Transcribe the records below exactly, leaving out any pictures.

··········

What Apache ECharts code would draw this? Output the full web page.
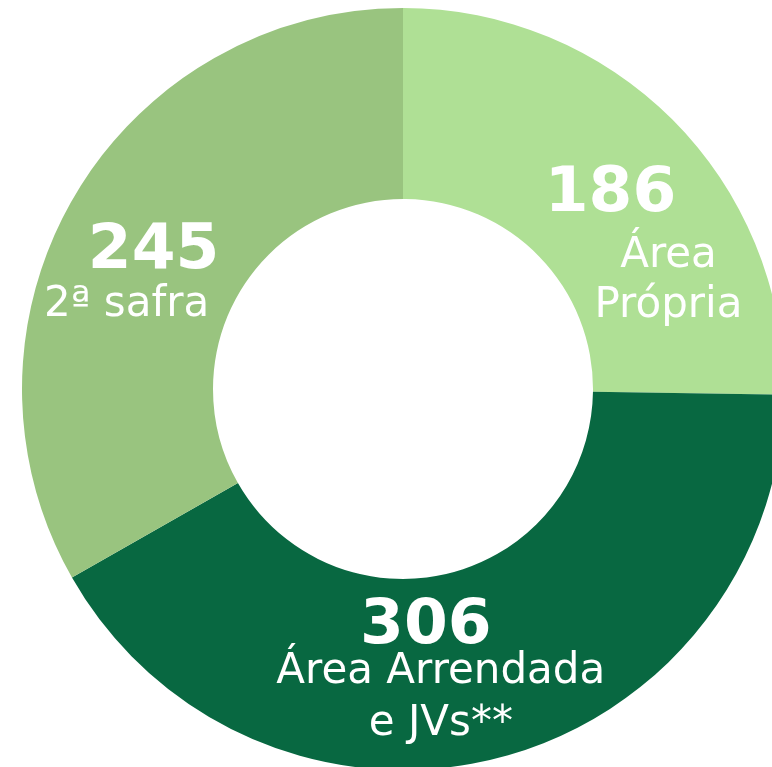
<!DOCTYPE html>
<html>
<head>
<meta charset="utf-8">
<script src="https://cdn.jsdelivr.net/npm/echarts@6/dist/echarts.min.js"></script>
<style>
  html, body { margin: 0; padding: 0; background: #fff; }
  #chart { width: 772px; height: 767px; }
</style>
</head>
<body>
<div id="chart"></div>
<script>
const categories = ['Área\nPrópria', 'Área Arrendada\ne JVs**', '2ª safra'];
const values = [186, 306, 245];
const colors = ['#afe095', '#086841', '#99c47f'];

// per-slice label tweaks (offset from the slice centre, spacing of the lines)
const labelTweaks = [
  { offset: [60, 58], numLH: 74, txtLH: 50, numPad: [0, 116, 0, 0] },
  { offset: [-34, 10], numLH: 40, txtLH: 52, numPad: [0, 30, 0, 0] },
  { offset: [-27, 33], numLH: 56, txtLH: 50, numPad: [0, 0, 0, 54] }
];

const chart = echarts.init(document.getElementById('chart'));

chart.setOption({
  animation: false,
  series: [
    {
      type: 'pie',
      center: [403, 389],
      radius: [190, 381],
      startAngle: 90,
      clockwise: true,
      avoidLabelOverlap: false,
      labelLine: { show: false },
      emphasis: { disabled: true },
      data: values.map((v, i) => ({
        value: v,
        name: categories[i],
        itemStyle: { color: colors[i] },
        label: {
          show: true,
          position: 'inside',
          offset: labelTweaks[i].offset,
          align: 'center',
          verticalAlign: 'middle',
          formatter: (p) => `{n|${p.value}}\n{t|${p.name}}`,
          rich: {
            n: {
              color: '#fff',
              fontFamily: 'DejaVu Sans',
              fontWeight: 'bold',
              fontSize: 63,
              lineHeight: labelTweaks[i].numLH,
              padding: labelTweaks[i].numPad
            },
            t: {
              color: '#fff',
              fontFamily: 'DejaVu Sans',
              fontSize: 42,
              lineHeight: labelTweaks[i].txtLH
            }
          }
        }
      }))
    }
  ]
});
</script>
</body>
</html>
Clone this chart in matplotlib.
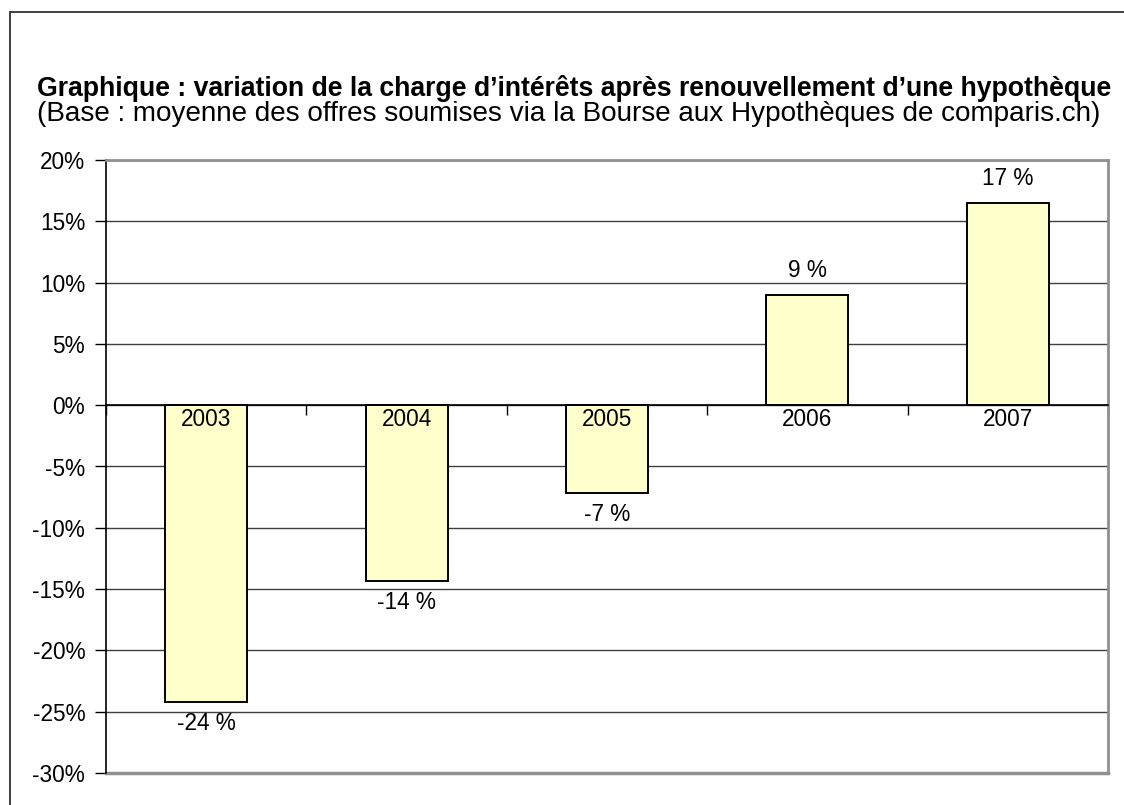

··········

### WORKED ANSWER
What Apache ECharts code would draw this? Output the full web page.
<!DOCTYPE html>
<html>
<head>
<meta charset="utf-8">
<script src="https://cdn.jsdelivr.net/npm/echarts@6/dist/echarts.min.js"></script>
<style>
  html, body { margin: 0; padding: 0; background: #fff; }
  #chart { width: 772px; height: 767px; }
</style>
</head>
<body>
<div id="chart"></div>
<script>
const categories = ['Área\nPrópria', 'Área Arrendada\ne JVs**', '2ª safra'];
const values = [186, 306, 245];
const colors = ['#afe095', '#086841', '#99c47f'];

// per-slice label tweaks (offset from the slice centre, spacing of the lines)
const labelTweaks = [
  { offset: [60, 58], numLH: 74, txtLH: 50, numPad: [0, 116, 0, 0] },
  { offset: [-34, 10], numLH: 40, txtLH: 52, numPad: [0, 30, 0, 0] },
  { offset: [-27, 33], numLH: 56, txtLH: 50, numPad: [0, 0, 0, 54] }
];

const chart = echarts.init(document.getElementById('chart'));

chart.setOption({
  animation: false,
  series: [
    {
      type: 'pie',
      center: [403, 389],
      radius: [190, 381],
      startAngle: 90,
      clockwise: true,
      avoidLabelOverlap: false,
      labelLine: { show: false },
      emphasis: { disabled: true },
      data: values.map((v, i) => ({
        value: v,
        name: categories[i],
        itemStyle: { color: colors[i] },
        label: {
          show: true,
          position: 'inside',
          offset: labelTweaks[i].offset,
          align: 'center',
          verticalAlign: 'middle',
          formatter: (p) => `{n|${p.value}}\n{t|${p.name}}`,
          rich: {
            n: {
              color: '#fff',
              fontFamily: 'DejaVu Sans',
              fontWeight: 'bold',
              fontSize: 63,
              lineHeight: labelTweaks[i].numLH,
              padding: labelTweaks[i].numPad
            },
            t: {
              color: '#fff',
              fontFamily: 'DejaVu Sans',
              fontSize: 42,
              lineHeight: labelTweaks[i].txtLH
            }
          }
        }
      }))
    }
  ]
});
</script>
</body>
</html>
Clone this chart in matplotlib.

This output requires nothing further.